** INSTRUCTIONS FOR THE TASK **
Extract everything from the first line through the line with "import * as", both ends included, except for any pictures.

** SUPPLIED DATA **
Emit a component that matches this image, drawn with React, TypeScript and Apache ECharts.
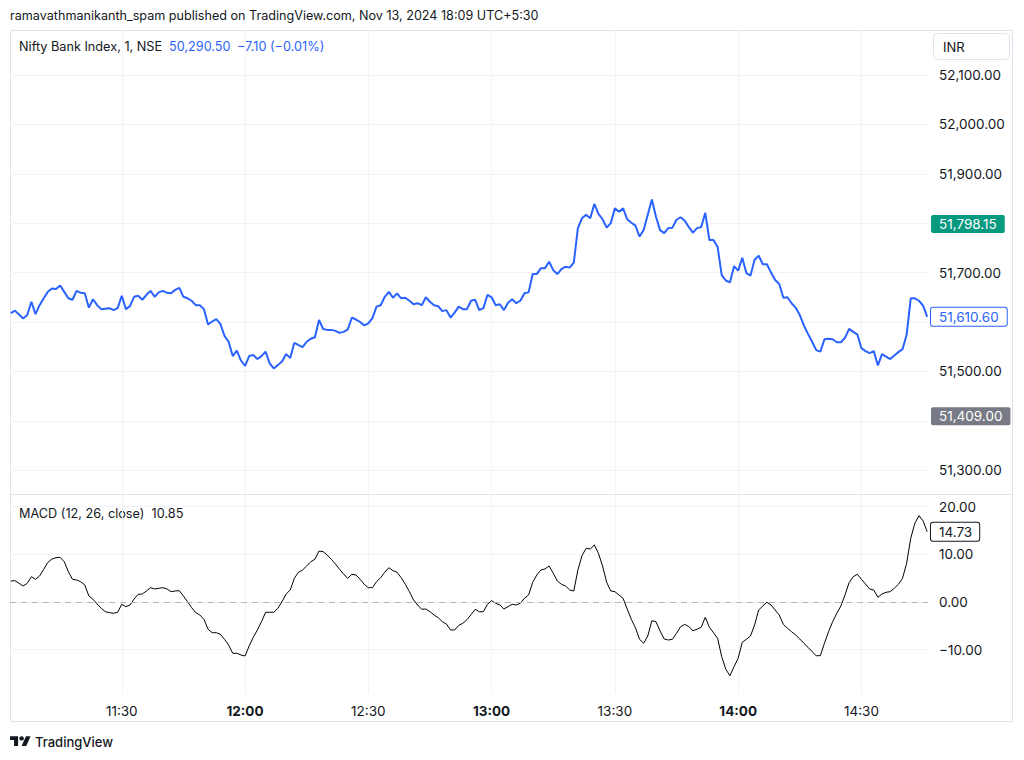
import React, { useEffect, useRef } from "react";
import * as echarts from "echarts";

// ---- data ----
const START_MINUTE = 11 * 60 + 3; // first bar at 11:03, one bar per minute
const PRICES = [
  51618, 51623, 51615, 51607, 51614, 51641, 51616, 51634, 51648, 51661,
  51668, 51667, 51674, 51661, 51648, 51645, 51663, 51659, 51658, 51629,
  51646, 51634, 51626, 51627, 51628, 51624, 51628, 51653, 51626, 51632,
  51651, 51653, 51645, 51655, 51663, 51651, 51660, 51663, 51659, 51658,
  51665, 51669, 51651, 51648, 51643, 51634, 51634, 51626, 51595, 51601,
  51606, 51596, 51572, 51560, 51531, 51542, 51522, 51511, 51531, 51533,
  51525, 51531, 51540, 51516, 51506, 51513, 51520, 51535, 51527, 51558,
  51553, 51549, 51560, 51566, 51569, 51604, 51586, 51584, 51584, 51582,
  51578, 51580, 51585, 51609, 51605, 51600, 51593, 51597, 51608, 51631,
  51634, 51651, 51661, 51649, 51658, 51648, 51649, 51643, 51636, 51638,
  51634, 51650, 51641, 51634, 51632, 51622, 51624, 51609, 51619, 51631,
  51626, 51626, 51643, 51645, 51624, 51628, 51655, 51650, 51634, 51636,
  51624, 51639, 51646, 51638, 51643, 51658, 51660, 51697, 51697, 51709,
  51709, 51722, 51705, 51697, 51707, 51712, 51710, 51720, 51790, 51810,
  51817, 51810, 51839, 51819, 51808, 51791, 51800, 51830, 51823, 51830,
  51808, 51801, 51795, 51773, 51786, 51817, 51848, 51813, 51786, 51780,
  51790, 51791, 51807, 51812, 51805, 51792, 51781, 51790, 51792, 51821,
  51766, 51766, 51752, 51695, 51684, 51680, 51713, 51704, 51730, 51699,
  51694, 51726, 51734, 51717, 51717, 51700, 51685, 51677, 51649, 51650,
  51638, 51629, 51614, 51593, 51576, 51560, 51543, 51540, 51565, 51566,
  51565, 51559, 51559, 51568, 51586, 51580, 51575, 51547, 51541, 51537,
  51541, 51512, 51535, 51530, 51525, 51532, 51539, 51545, 51574, 51648,
  51648, 51643, 51633, 51610.6,
];
const MACD = [
  4.4, 4.47, 3.92, 3.35, 3.92, 5.3, 4.76, 5.45, 6.86, 8.3,
  9.0, 9.3, 9.37, 8.45, 6.35, 4.76, 4.61, 4.26, 3.56, 1.26,
  0.57, -0.42, -1.32, -2.03, -2.24, -2.37, -2.16, -0.48, -0.98, -0.63,
  0.63, 1.61, 1.68, 2.31, 3.0, 2.73, 2.87, 3.0, 2.73, 2.16,
  2.31, 2.37, 1.26, 0.06, -1.19, -2.24, -2.73, -3.63, -5.72, -6.44,
  -6.44, -6.77, -7.82, -9.01, -10.75, -10.75, -11.11, -11.32, -9.22, -7.4,
  -5.87, -4.13, -2.16, -2.16, -2.16, -1.32, 0.06, 1.68, 2.52, 4.97,
  6.23, 6.71, 7.55, 8.45, 8.95, 10.69, 10.55, 9.85, 8.95, 7.97,
  6.86, 5.81, 4.97, 5.81, 5.66, 4.76, 3.71, 3.0, 3.0, 4.26,
  5.09, 6.23, 7.19, 6.56, 6.23, 5.09, 3.71, 2.16, 0.42, -0.63,
  -1.53, -1.47, -2.03, -2.73, -3.29, -4.13, -4.61, -5.87, -5.87, -4.9,
  -4.47, -3.7, -2.66, -1.53, -2.03, -2.03, -0.48, 0.27, -0.27, -0.63,
  -1.47, -0.98, -0.48, -0.63, -0.27, 0.78, 1.47, 4.13, 5.66, 6.71,
  6.92, 7.55, 6.02, 4.4, 3.71, 3.35, 2.52, 2.31, 6.71, 9.71,
  11.26, 11.11, 11.95, 10.21, 7.55, 4.13, 2.31, 2.16, 1.47, 0.78,
  -1.47, -3.63, -5.39, -7.82, -8.66, -7.13, -3.92, -4.13, -6.08, -7.76,
  -7.97, -7.82, -6.56, -5.18, -4.68, -5.18, -6.02, -5.72, -5.3, -3.21,
  -5.3, -6.44, -7.61, -11.47, -14.11, -15.45, -13.56, -11.8, -8.45, -7.82,
  -7.13, -4.82, -1.68, -0.84, -0.06, -0.63, -1.68, -2.73, -4.68, -5.51,
  -6.23, -6.92, -7.76, -8.66, -9.5, -10.42, -11.26, -11.26, -8.66, -6.23,
  -4.13, -2.37, -0.84, 1.47, 4.05, 5.3, 5.81, 4.76, 3.77, 2.73,
  2.52, 0.99, 1.68, 2.03, 2.16, 2.87, 3.71, 4.97, 8.11, 13.35,
  16.5, 18.1, 17.0, 14.73,
];
const TIME_TICKS = [690, 720, 750, 780, 810, 840, 870]; // 11:30 ... 14:30
const PRICE_GRID = [51300, 51400, 51500, 51600, 51700, 51800, 51900, 52000, 52100];
const PRICE_LABELS = [51300, 51500, 51700, 51900, 52000, 52100];
const MACD_TICKS = [-10, 0, 10, 20];
const LAST_PRICE = 51610.6;
const HIGH_MARK = 51798.15;
const LOW_MARK = 51409.0;
const LAST_MACD = 14.73;

const HEADER = "ramavathmanikanth_spam published on TradingView.com, Nov 13, 2024 18:09 UTC+5:30";
const SYMBOL = "Nifty Bank Index, 1, NSE";
const QUOTE = "50,290.50";
const CHANGE = "\u22127.10 (\u22120.01%)";
const MACD_TITLE = "MACD (12, 26, close)";
const MACD_VALUE = "10.85";

const FONT = "Inter, 'Noto Sans', sans-serif";
const TEXT = "#131722";
const GRID = "#f0f3fa";
const BORDER = "#e0e3eb";
const AXIS_FS = 13.5;

const fmtPrice = (v: number) =>
  v.toLocaleString("en-US", { minimumFractionDigits: 2, maximumFractionDigits: 2 });
const fmtMacd = (v: number) => v.toFixed(2).replace("-", "\u2212");
const fmtTime = (m: number) => {
  const h = Math.floor(m / 60);
  const mm = Math.round(m - h * 60);
  return `${h}:${mm < 10 ? "0" + mm : mm}`;
};

const LOGO =
  "M14 22H7V11H0V4h14v18ZM28 22h-8l7.5-18h8L28 22ZM24 8a4 4 0 1 1-8 0a4 4 0 1 1 8 0Z";

export default function App() {
  const ref = useRef<HTMLDivElement>(null);
  useEffect(() => {
    if (!ref.current) return;
    try {
      echarts.graphic.registerShape("tvlogo", echarts.graphic.extendPath(LOGO, {}) as any);
    } catch (e) {}
    const chart = echarts.init(ref.current, undefined, { renderer: "svg" });

    const priceData = PRICES.map((p, i) => [START_MINUTE + i, p]);
    const macdData = MACD.map((v, i) => [START_MINUTE + i, v]);

    const xMin = 662.8;
    const xMax = 886.2;

    const boxLabel = (bg: string, fg: string, border?: string) => ({
      show: true,
      position: "end",
      distance: 3,
      backgroundColor: bg,
      color: fg,
      borderColor: border || bg,
      borderWidth: border ? 1 : 0,
      borderRadius: 2,
      padding: [2, 8, 2, 8],
      fontSize: AXIS_FS,
      lineHeight: 14,
      fontFamily: FONT,
    });

    const option: any = {
      animation: false,
      textStyle: { fontFamily: FONT },
      grid: [
        { left: 10, right: 96, top: 31, height: 463 },
        { left: 10, right: 96, top: 494, height: 199 },
      ],
      xAxis: [
        {
          type: "value",
          gridIndex: 0,
          min: xMin,
          max: xMax,
          axisLine: { show: false },
          axisTick: { show: false, customValues: TIME_TICKS },
          axisLabel: { show: false, customValues: TIME_TICKS },
          splitLine: { show: true, lineStyle: { color: GRID, width: 1 } },
        },
        {
          type: "value",
          gridIndex: 1,
          min: xMin,
          max: xMax,
          axisLine: { show: false },
          axisTick: { show: false, customValues: TIME_TICKS },
          axisLabel: {
            show: true,
            customValues: TIME_TICKS,
            margin: 11,
            fontSize: AXIS_FS,
            color: TEXT,
            formatter: (v: number) => {
              const t = fmtTime(v);
              return v % 60 === 0 ? `{b|${t}}` : `{n|${t}}`;
            },
            rich: {
              b: { fontWeight: "bold", fontSize: AXIS_FS, color: TEXT, fontFamily: FONT },
              n: { fontSize: AXIS_FS, color: TEXT, fontFamily: FONT },
            },
          },
          splitLine: { show: true, lineStyle: { color: GRID, width: 1 } },
        },
      ],
      yAxis: [
        {
          type: "value",
          gridIndex: 0,
          position: "right",
          min: 51251.8,
          max: 52189.05,
          axisLine: { show: false },
          axisTick: { show: false, customValues: PRICE_GRID },
          axisLabel: {
            customValues: PRICE_LABELS,
            margin: 11,
            fontSize: AXIS_FS,
            color: TEXT,
            formatter: (v: number) => fmtPrice(v),
          },
          splitLine: { show: true, lineStyle: { color: GRID, width: 1 } },
        },
        {
          type: "value",
          gridIndex: 1,
          position: "right",
          min: -19.08,
          max: 22.64,
          axisLine: { show: false },
          axisTick: { show: false, customValues: MACD_TICKS },
          axisLabel: {
            customValues: MACD_TICKS,
            margin: 11,
            fontSize: AXIS_FS,
            color: TEXT,
            formatter: (v: number) => fmtMacd(v),
          },
          splitLine: { show: true, lineStyle: { color: GRID, width: 1 } },
        },
      ],
      series: [
        {
          type: "line",
          xAxisIndex: 0,
          yAxisIndex: 0,
          data: priceData,
          showSymbol: false,
          symbol: "none",
          lineStyle: { color: "#2962ff", width: 2 },
          silent: true,
          z: 3,
          markLine: {
            silent: true,
            symbol: "none",
            animation: false,
            lineStyle: { color: "transparent", width: 0 },
            data: [
              { yAxis: HIGH_MARK, label: { ...boxLabel("#089981", "#ffffff"), formatter: fmtPrice(HIGH_MARK) } },
              { yAxis: LAST_PRICE, label: { ...boxLabel("#ffffff", "#2962ff", "#2962ff"), formatter: fmtPrice(LAST_PRICE) } },
              { yAxis: LOW_MARK, label: { ...boxLabel("#787b86", "#ffffff"), formatter: fmtPrice(LOW_MARK) } },
            ],
          },
        },
        {
          type: "line",
          xAxisIndex: 1,
          yAxisIndex: 1,
          data: macdData,
          showSymbol: false,
          symbol: "none",
          lineStyle: { color: "#000000", width: 1 },
          silent: true,
          z: 3,
          markLine: {
            silent: true,
            symbol: "none",
            animation: false,
            data: [
              {
                yAxis: 0,
                lineStyle: { color: "#b2b5be", width: 1, type: [6, 5] },
                label: { show: false },
              },
              {
                yAxis: LAST_MACD,
                lineStyle: { color: "transparent", width: 0 },
                label: { ...boxLabel("#ffffff", TEXT, "#131722"), padding: [2, 7, 2, 8], formatter: fmtMacd(LAST_MACD) },
              },
            ],
          },
        },
      ],
      graphic: [
        {
          type: "rect",
          silent: true,
          z: 0,
          shape: { x: 10.5, y: 30.5, width: 1002, height: 691 },
          style: { fill: "none", stroke: BORDER, lineWidth: 1 },
        },
        {
          type: "line",
          silent: true,
          z: 10,
          shape: { x1: 10, y1: 494.5, x2: 1013, y2: 494.5 },
          style: { stroke: BORDER, lineWidth: 1 },
        },
        {
          type: "text",
          x: 10,
          y: 15,
          style: { text: HEADER, fill: TEXT, font: `12.6px ${FONT}`, textVerticalAlign: "middle" },
        },
        {
          type: "text",
          x: 19,
          y: 46,
          style: { text: SYMBOL, fill: TEXT, font: `12.7px ${FONT}`, textVerticalAlign: "middle" },
        },
        {
          type: "text",
          x: 169,
          y: 46,
          style: { text: QUOTE, fill: "#2962ff", font: `12.7px ${FONT}`, textVerticalAlign: "middle" },
        },
        {
          type: "text",
          x: 237,
          y: 46,
          style: { text: CHANGE, fill: "#2962ff", font: `12.7px ${FONT}`, textVerticalAlign: "middle" },
        },
        {
          type: "rect",
          z: 10,
          shape: { x: 933.5, y: 33.5, width: 76, height: 26, r: 4 },
          style: { fill: "#ffffff", stroke: BORDER, lineWidth: 1 },
        },
        {
          type: "text",
          z: 11,
          x: 943,
          y: 46.5,
          style: { text: "INR", fill: TEXT, font: `13px ${FONT}`, textVerticalAlign: "middle" },
        },
        {
          type: "text",
          x: 19,
          y: 513,
          style: { text: `${MACD_TITLE}  ${MACD_VALUE}`, fill: TEXT, font: `12.7px ${FONT}`, textVerticalAlign: "middle" },
        },
        {
          type: "tvlogo",
          x: 10,
          y: 734,
          scaleX: 0.58,
          scaleY: 0.55,
          style: { fill: TEXT },
        },
        {
          type: "text",
          x: 35,
          y: 742,
          style: { text: "TradingView", fill: TEXT, font: `500 13px ${FONT}`, textVerticalAlign: "middle" },
        },
      ],
    };
    chart.setOption(option);
    return () => chart.dispose();
  }, []);

  return (
    <div
      ref={ref}
      style={{ position: "absolute", left: 0, top: 0, width: 1024, height: 760, background: "#ffffff" }}
    />
  );
}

** ANSWER BELOW **
Emit a component that matches this image, drawn with React, TypeScript and Apache ECharts.
import React, { useEffect, useRef } from "react";
import * as echarts from "echarts";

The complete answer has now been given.